The mean describes the center as an average value, where the actual values of the data points play an important role since we are summing values and then dividing by count (number of values). The median, on the other hand, locates the middle value as the center, and the order of the data is the key to finding it (here we are sorting and only counting).
Lets understand difference between two with an example.
Assume we have following two data sets:
Data set A -> 64 65 66 68 70 71 73 Data set B -> 64 65 66 68 70 71 730Please observe that only last value changes in these two sets, ie. 73 in data set A becomes 730 in data set B.
For data set A, the mean is 68.1, and the median is 68. Visually comparing these two data sets we know that the observation 730 is very large and is certainly an outlier. In this case the median is still 68, but the mean will be influenced by the high outlier, and shifted up to 162. The message that we should take from this example is: The mean is very sensitive to outliers (as it factors in their magnitude), while the median is resistant to outliers.
Types of distributions and mean and median:
Lets see what happens to mean and median with our 3 basic distributions.
- Symmetric distributions with no outliers: Mean (X̄) is approximately equal to median (M).
- Skewed right distributions and/or datasets with high outliers: Mean (X̄) is always greater than median (M). (X̄ > M)
- Skewed left distributions and/or datasets with low outliers: Mean (X̄) is always less than median (M). (X̄ < M)

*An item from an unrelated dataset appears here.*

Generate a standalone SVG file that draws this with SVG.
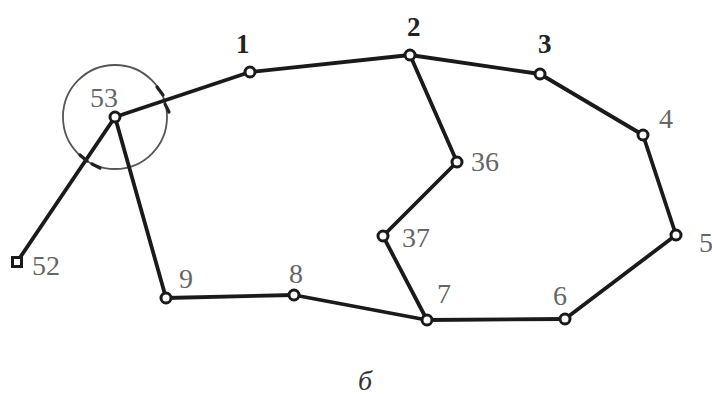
<svg xmlns="http://www.w3.org/2000/svg" width="712" height="396" viewBox="0 0 712 396">
<style>
.e{stroke:#1a1a1a;stroke-width:3.8;fill:none;stroke-linecap:round}
.n{fill:#fff;stroke:#1a1a1a;stroke-width:3}
text{font-family:"Liberation Serif","Times New Roman","DejaVu Serif",serif}
.l{font-size:28px;fill:#666}
.b{font-size:27px;font-weight:bold;fill:#222}
.t{stroke:#222;stroke-width:3.2;fill:none;stroke-linecap:round}
</style>
<rect width="712" height="396" fill="#fff"/>
<circle cx="115" cy="117" r="52" fill="none" stroke="#555" stroke-width="1.8"/>
<g id="connectors">
<line class="e" x1="17" y1="262" x2="115" y2="117"/>
<line class="e" x1="115" y1="117" x2="250" y2="72"/>
<line class="e" x1="250" y1="72" x2="410" y2="55"/>
<line class="e" x1="410" y1="55" x2="540" y2="74"/>
<line class="e" x1="540" y1="74" x2="643" y2="135"/>
<line class="e" x1="643" y1="135" x2="676" y2="235"/>
<line class="e" x1="676" y1="235" x2="565" y2="319"/>
<line class="e" x1="565" y1="319" x2="427" y2="320"/>
<line class="e" x1="427" y1="320" x2="294" y2="295"/>
<line class="e" x1="294" y1="295" x2="166" y2="298"/>
<line class="e" x1="166" y1="298" x2="115" y2="117"/>
<line class="e" x1="410" y1="55" x2="457" y2="162"/>
<line class="e" x1="457" y1="162" x2="383" y2="236"/>
<line class="e" x1="383" y1="236" x2="427" y2="320"/>
<path class="t" d="M157 87 L163 95 M165 104 L169 112 M80 155 L87 161 M92 164 L100 168"/>
</g>
<g id="n52"><rect class="n" x="12.5" y="257.5" width="9" height="9"/><text class="l" x="32" y="275">52</text></g>
<g id="n53"><circle class="n" cx="115" cy="117" r="5"/><text class="l" x="90" y="107">53</text></g>
<g id="n1"><circle class="n" cx="250" cy="72" r="5"/><text class="b" x="236" y="53">1</text></g>
<g id="n2"><circle class="n" cx="410" cy="55" r="5"/><text class="b" x="407" y="36">2</text></g>
<g id="n3"><circle class="n" cx="540" cy="74" r="5"/><text class="b" x="538" y="53">3</text></g>
<g id="n4"><circle class="n" cx="643" cy="135" r="5"/><text class="l" x="659" y="128">4</text></g>
<g id="n5"><circle class="n" cx="676" cy="235" r="5"/><text class="l" x="699" y="252">5</text></g>
<g id="n6"><circle class="n" cx="565" cy="319" r="5"/><text class="l" x="553" y="305">6</text></g>
<g id="n7"><circle class="n" cx="427" cy="320" r="5"/><text class="l" x="437" y="303">7</text></g>
<g id="n8"><circle class="n" cx="294" cy="295" r="5"/><text class="l" x="289" y="283">8</text></g>
<g id="n9"><circle class="n" cx="166" cy="298" r="5"/><text class="l" x="179" y="288">9</text></g>
<g id="n36"><circle class="n" cx="457" cy="162" r="5"/><text class="l" x="471" y="171">36</text></g>
<g id="n37"><circle class="n" cx="383" cy="236" r="5"/><text class="l" x="402" y="247">37</text></g>
<text x="358" y="390" style="font-size:28px;font-style:italic;fill:#333">б</text>
</svg>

- The two main numerical measures for the center of a distribution are the mean (X̄) and the median (M). The mean is the average of the values, while the median is the middle value.
- The mean is very sensitive to outliers (as it factors in their magnitude), while the median is resistant to outliers.
- The mean is an appropriate measure of center only for symmetric distributions with no outliers. In all other cases, the median should be used to describe the center of the distribution.